1.- Defendía el otro día, en esta columna, la vida de un pollo cantarín que vive en una azotea de la Rambla; y abogaba porque no se lo comieran en Navidad los negros a cuyo cargo está. Un señor octogenario, vecino de la zona, me escribe un correctísimo y desesperado e-mail para advertirme de que no crea en aves preñadas, por decirlo de alguna manera. Resulta que el gallo de marras, que canta a destiempo, dado el destartalamiento de su habitáculo y la oscuridad y claridad que recibe, umbrías y luces mitigados por las rendijas de su aposento, tiene alterados a los vecinos.

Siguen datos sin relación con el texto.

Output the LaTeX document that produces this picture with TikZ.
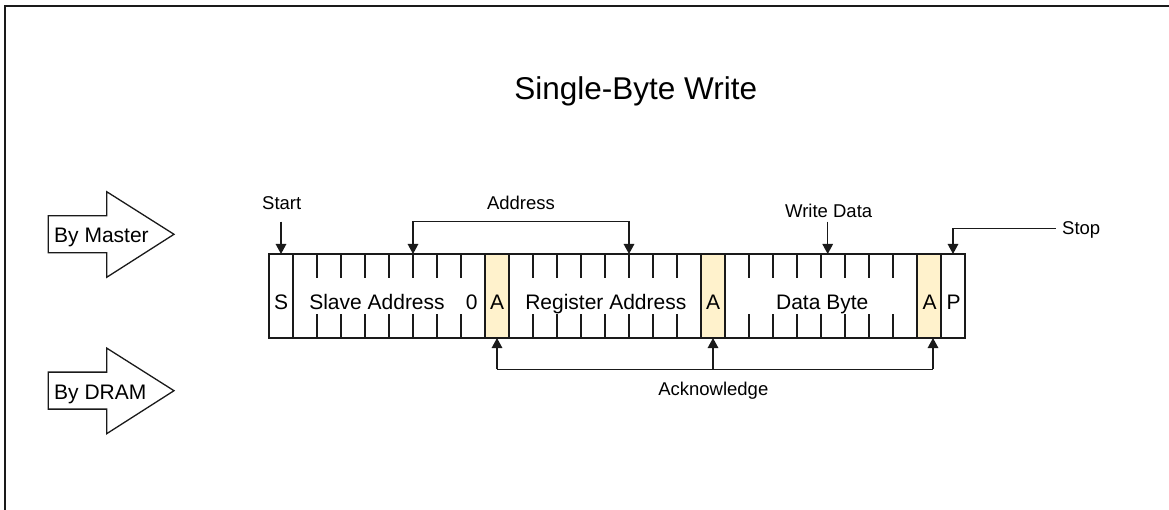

Sobre todo a los ciudadanos que, como este señor, han llegado felizmente a una edad provecta y tienen frágil el dormir. Porque si el gallo cantara al amanecer, como todos los gallos desde , y aún antes, pues vale. Pero es que el animal anda no poco desorientado y alza el cogote a cualquier hora del día y de la noche y pega a emitir sonidos que sólo él -y los negros a su cargo- entienden. La cosa ocurre en un edificio abandonado de la Rambla, creo que en el número 44, en donde se encontraba la clínica del doctor Juanito Bethencourt, de tan grato recuerdo para mí. Me cuenta el señor de la carta que por los contornos pulula -y seguramente habita- una señora trastornada que coloca pasquines en las paredes con la siguiente leyenda: "No se coman a los animales, que son nuestros hermanos". No sé si es la misma loca que echa de comer a las ratas en una alcantarilla de la calle Benavides y que explica a los viandantes que quieren escucharla que el fin del mundo está próximo -el mago siempre alude a la fecha como "la" fin del mundo- y que los roedores nos salvarán del caos. ¡Dios mío, cómo anda Santa Cruz!

2.- Volviendo al asunto del ave de corral, el gallo, como recibe luz parcial, tiene el coco pa´llá. Y canta a las cuatro de la madrugada y deja sentados en sus camas a mi octogenario comunicante y a un centenar más de habitantes de la Rambla con el sueño frágil. Dicen que el aposento del gallo es un poema: sucio, dando mal olor y conviviendo el animal con perros, gatos y gallinas. Y moscas, muchas moscas. Hombre, ya la cosa cambia. Yo había escrito un artículo bucólico, lírico, sobre el gallo incrustado en Santa Cruz como una reminiscencia aviar de lo que fue la ciudad, que tenía tanto de campo en el antiguo Paseo de los Coches, luego entregado su nombre al general y ahora, por mor de la correspondiente zerolada, desmilitarizada, vieja y entrañable Rambla. Pero, claro, un gallo que picotea en los restos de un síndrome de Diógenes es otra cosa. Porque yo entre la inquietud y la salud de los vecinos y la vida del gallo no sé ahora qué decir y se me da que el animal, más temprano o más tarde, acabará en la olla exprés.

3.- Por lo tanto, animo al sargento de guardia de la Policía Local, a la UNIPOL, a los Geos, a los artificieros de la Policía Nacional y a los laceros municipales, gente muy entrenada toda ella, a que consigan la correspondiente autorización y salgan a la caza del gallo que canta a deshora. Podrían rescatarlo del mal ambiente y enviarlo a un refugio de animales, o quizá soltarlo en Anaga, con sus gallinas, para su solaz, en paraje más bucólico, limpio y exento de colchones viejos, cajas de cartón y otros desperdicios que conforman hoy su hábitat. Esta aventura aviar me está quitando no poco tiempo y produciéndome una extraña desazón, impropia de la alegría de estas fiestas. Así que daré por zanjada la cuestión, esperando haber estado a la altura de lo solicitado por mi amable comunicante, que se confiesa muy lector de esta modesta sección, que a veces me trae no pocos quebraderos de cabeza. O mamaderas de gallo, en este caso.